По ночам условия были не такими драконскими, и мы даже могли устраивать небольшие перерывы. А заодно – и мини-фотосессии, которые проходили в угарнейшей атмосфере. Моих любимых маргиналов никто до этого особо не фотографировал, разве что представители криминальных хроник – и они чудили от души, изображая то ли героев сказок, которых я никогда не слышала, то ли общих знакомых, то ли тех, кем хотели стать, но так и не стали.

Эти фото мне вскоре удалось продать в один из лучших альтернативных журналов. Когда-то именно он был первым на всю страну, он же остался последним среди засилия глянца. Спустя пять лет загнулся и он.
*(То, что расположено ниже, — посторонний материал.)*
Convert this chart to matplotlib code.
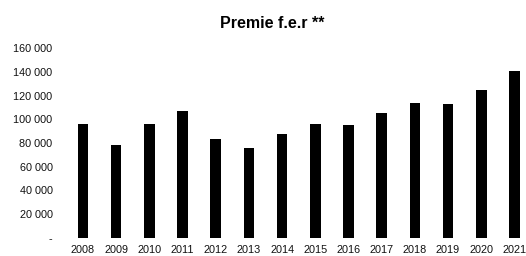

Но то время, когда мы работали вместе, было чудесным.

Мы снимали на заброшенных заводах и в нелегальных цирках, в умирающих городках и притонах, замаскированных под фонды помощи пострадавшим. Денег особых по-прежнему не было, но драйва и безумия хватало с головой. И это вполне заменяло нам то, что мы живём и работаем почти что за идею, жуя сырую вермишель, которую иногда даже залить кипятком не было времени.

А потом была та самая фотосессия в цыганском квартале, которую впервые купил небольшой европейский журнал, поместив одно фото на обложку – и закрутило-понеслось. Так в двадцать шесть у меня появилась творческая свобода – для сотрудничества я чаще всего ездила за границу, и только спустя несколько лет обо мне опять заговорили в столице. На этот раз – как о европейском фотографе. И только потом вспомнили, что это же я – эксцентричная приезжая из маленького городка, которая послала по матери своего первого крупного заказчика, сына владельца рекламного холдинга, пообещавшего, что ни одна моя работа не появится больше ни в одном каталоге.

Даже если бы я и хотела испытывать злорадство, то не смогла бы. Потому что была ему по-настоящему благодарна. Если бы тогда у нас все получилось – пилить бы мне и по сей день семейные и свадебные фоточки в арендованных студиях, в надежде когда-нибудь заиметь свою. И тихо ненавидеть заказчиков за одинаковые пожелания, за стиль «роскошно-дорого-богато» на последние деньги, или того хуже – за попытки в эротику в ванных с цветами, томными изгибами, на деле выходящих совсем не томными. И за одинаковые постановочные фото, где жена чаще всего выглядит эдакой победительницей по жизни, а муж – отбывающим наказание узником, который не смог отвертеться и попал.